__What the task requires__. Only the pictures are omitted; repeat all other data exactly.

>>>>>

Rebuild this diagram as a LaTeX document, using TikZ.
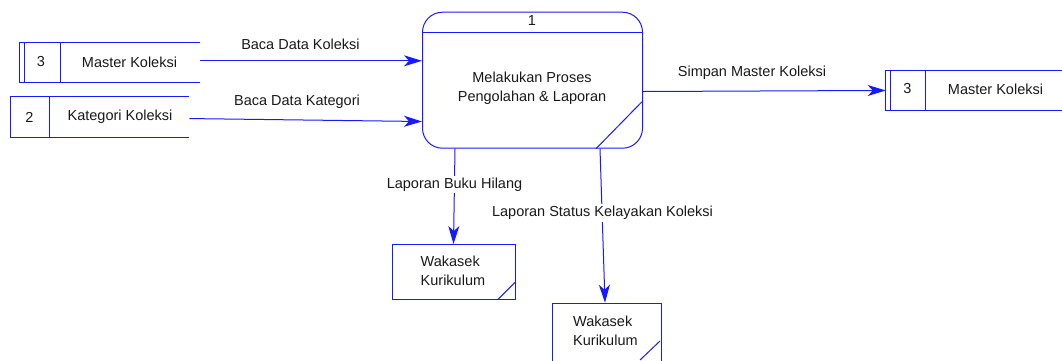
\documentclass[tikz,border=0pt]{standalone}
\usepackage{fontspec}
\setmainfont{Liberation Sans}
\usetikzlibrary{arrows.meta,calc}
\definecolor{dfdblue}{RGB}{25,25,255}
\definecolor{ink}{RGB}{25,25,25}
\begin{document}
\begin{tikzpicture}[x=1pt,y=-1pt,
  every node/.style={font=\fontsize{14.5}{18.5}\selectfont, text=ink},
  frame/.style={draw=dfdblue, line width=1pt},
  flow/.style={draw=dfdblue, line width=1pt, -{Stealth[length=18pt,width=11pt,inset=5pt]}},
  slot/.style={inner sep=0pt, anchor=north west},
  flowlabel/.style={fill=white, inner sep=2pt}
]
\useasboundingbox (0,0) rectangle (1062,360);

% process 1
\node[frame, slot, rounded corners=20pt, minimum width=220pt, minimum height=136pt] (proc) at (422,11.7) {};
\draw[frame] ($(proc.north west)+(0,20.6)$) -- ($(proc.north east)+(0,20.6)$);
\draw[frame] ($(proc.south east)+(-47,0)$) -- ($(proc.south east)+(-1,-47)$);
\node (pnum) at (532,21) {1};
\node[align=center] (ptext) at (532,88) {Melakukan Proses\\Pengolahan \& Laporan};

% data store 3, left
\node[slot, minimum width=181pt, minimum height=39.4pt] (mkL) at (19,42.3) {};
\draw[frame] (mkL.north east) -- (mkL.north west) -- (mkL.south west) -- (mkL.south east);
\draw[frame] ($(mkL.north west)+(5,0)$) -- ($(mkL.south west)+(5,0)$);
\draw[frame] ($(mkL.north west)+(41,0)$) -- ($(mkL.south west)+(41,0)$);
\node (mkLid) at (41,62) {3};
\node (mkLname) at (129.5,62) {Master Koleksi};

% data store 2
\node[slot, minimum width=179pt, minimum height=40.3pt] (kk) at (10,96.7) {};
\draw[frame] (kk.north east) -- (kk.north west) -- (kk.south west) -- (kk.south east);
\draw[frame] ($(kk.north west)+(39.5,0)$) -- ($(kk.south west)+(39.5,0)$);
\node (kkid) at (29.5,117) {2};
\node (kkname) at (120,117) {Kategori Koleksi};

% data store 3, right
\node[slot, minimum width=176.3pt, minimum height=39.5pt] (mkR) at (885.7,70.5) {};
\draw[frame] (mkR.north east) -- (mkR.north west) -- (mkR.south west) -- (mkR.south east);
\draw[frame] ($(mkR.north west)+(4.5,0)$) -- ($(mkR.south west)+(4.5,0)$);
\draw[frame] ($(mkR.north west)+(39.5,0)$) -- ($(mkR.south west)+(39.5,0)$);
\node (mkRid) at (907.5,89) {3};
\node (mkRname) at (995.5,89) {Master Koleksi};

% external entities
\node[frame, slot, minimum width=122.7pt, minimum height=55.3pt] (wk1) at (392.3,244) {};
\draw[frame] ($(wk1.south east)+(-18,-1)$) -- ($(wk1.south east)+(-1,-18)$);
\node[align=left, anchor=west, inner sep=0pt] (wk1text) at (420.5,271) {Wakasek\\Kurikulum};

\node[frame, slot, minimum width=109pt, minimum height=80pt] (wk2) at (551.7,302.7) {};
\draw[frame] (640,360) -- (660,341);
\node[align=left, anchor=west, inner sep=0pt] (wk2text) at (573,331) {Wakasek\\Kurikulum};

% data flows
\draw[flow] (mkL.east |- 0,60.8) -- (proc.west |- 0,60.8);
\node (f1) at (300.5,44) {Baca Data Koleksi};

\draw[flow] ($(kk.east)+(0,1.5)$) -- ($(proc.west)+(0,41.3)$);
\node (f2) at (297,102) {Baca Data Kategori};

\draw[flow] ($(proc.east)+(0,11.3)$) -- (mkR.west);
\node (f3) at (752,73) {Simpan Master Koleksi};

\draw[flow] ($(proc.south west)+(33,0)$) -- ($(wk1.north west)+(61.2,0)$);
\node[flowlabel] (f4) at (454.5,184.5) {Laporan Buku Hilang};

\draw[flow] ($(proc.south west)+(178,0)$) -- ($(wk2.north west)+(53.3,0)$);
\node[flowlabel] (f5) at (602.5,213) {Laporan Status Kelayakan Koleksi};
\end{tikzpicture}
\end{document}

<<<<<

__Worked answer__.
Rebuild this diagram as a LaTeX document, using TikZ.
\documentclass[tikz,border=0pt]{standalone}
\usepackage{fontspec}
\setmainfont{Liberation Sans}
\usetikzlibrary{arrows.meta,calc}
\definecolor{dfdblue}{RGB}{25,25,255}
\definecolor{ink}{RGB}{25,25,25}
\begin{document}
\begin{tikzpicture}[x=1pt,y=-1pt,
  every node/.style={font=\fontsize{14.5}{18.5}\selectfont, text=ink},
  frame/.style={draw=dfdblue, line width=1pt},
  flow/.style={draw=dfdblue, line width=1pt, -{Stealth[length=18pt,width=11pt,inset=5pt]}},
  slot/.style={inner sep=0pt, anchor=north west},
  flowlabel/.style={fill=white, inner sep=2pt}
]
\useasboundingbox (0,0) rectangle (1062,360);

% process 1
\node[frame, slot, rounded corners=20pt, minimum width=220pt, minimum height=136pt] (proc) at (422,11.7) {};
\draw[frame] ($(proc.north west)+(0,20.6)$) -- ($(proc.north east)+(0,20.6)$);
\draw[frame] ($(proc.south east)+(-47,0)$) -- ($(proc.south east)+(-1,-47)$);
\node (pnum) at (532,21) {1};
\node[align=center] (ptext) at (532,88) {Melakukan Proses\\Pengolahan \& Laporan};

% data store 3, left
\node[slot, minimum width=181pt, minimum height=39.4pt] (mkL) at (19,42.3) {};
\draw[frame] (mkL.north east) -- (mkL.north west) -- (mkL.south west) -- (mkL.south east);
\draw[frame] ($(mkL.north west)+(5,0)$) -- ($(mkL.south west)+(5,0)$);
\draw[frame] ($(mkL.north west)+(41,0)$) -- ($(mkL.south west)+(41,0)$);
\node (mkLid) at (41,62) {3};
\node (mkLname) at (129.5,62) {Master Koleksi};

% data store 2
\node[slot, minimum width=179pt, minimum height=40.3pt] (kk) at (10,96.7) {};
\draw[frame] (kk.north east) -- (kk.north west) -- (kk.south west) -- (kk.south east);
\draw[frame] ($(kk.north west)+(39.5,0)$) -- ($(kk.south west)+(39.5,0)$);
\node (kkid) at (29.5,117) {2};
\node (kkname) at (120,117) {Kategori Koleksi};

% data store 3, right
\node[slot, minimum width=176.3pt, minimum height=39.5pt] (mkR) at (885.7,70.5) {};
\draw[frame] (mkR.north east) -- (mkR.north west) -- (mkR.south west) -- (mkR.south east);
\draw[frame] ($(mkR.north west)+(4.5,0)$) -- ($(mkR.south west)+(4.5,0)$);
\draw[frame] ($(mkR.north west)+(39.5,0)$) -- ($(mkR.south west)+(39.5,0)$);
\node (mkRid) at (907.5,89) {3};
\node (mkRname) at (995.5,89) {Master Koleksi};

% external entities
\node[frame, slot, minimum width=122.7pt, minimum height=55.3pt] (wk1) at (392.3,244) {};
\draw[frame] ($(wk1.south east)+(-18,-1)$) -- ($(wk1.south east)+(-1,-18)$);
\node[align=left, anchor=west, inner sep=0pt] (wk1text) at (420.5,271) {Wakasek\\Kurikulum};

\node[frame, slot, minimum width=109pt, minimum height=80pt] (wk2) at (551.7,302.7) {};
\draw[frame] (640,360) -- (660,341);
\node[align=left, anchor=west, inner sep=0pt] (wk2text) at (573,331) {Wakasek\\Kurikulum};

% data flows
\draw[flow] (mkL.east |- 0,60.8) -- (proc.west |- 0,60.8);
\node (f1) at (300.5,44) {Baca Data Koleksi};

\draw[flow] ($(kk.east)+(0,1.5)$) -- ($(proc.west)+(0,41.3)$);
\node (f2) at (297,102) {Baca Data Kategori};

\draw[flow] ($(proc.east)+(0,11.3)$) -- (mkR.west);
\node (f3) at (752,73) {Simpan Master Koleksi};

\draw[flow] ($(proc.south west)+(33,0)$) -- ($(wk1.north west)+(61.2,0)$);
\node[flowlabel] (f4) at (454.5,184.5) {Laporan Buku Hilang};

\draw[flow] ($(proc.south west)+(178,0)$) -- ($(wk2.north west)+(53.3,0)$);
\node[flowlabel] (f5) at (602.5,213) {Laporan Status Kelayakan Koleksi};
\end{tikzpicture}
\end{document}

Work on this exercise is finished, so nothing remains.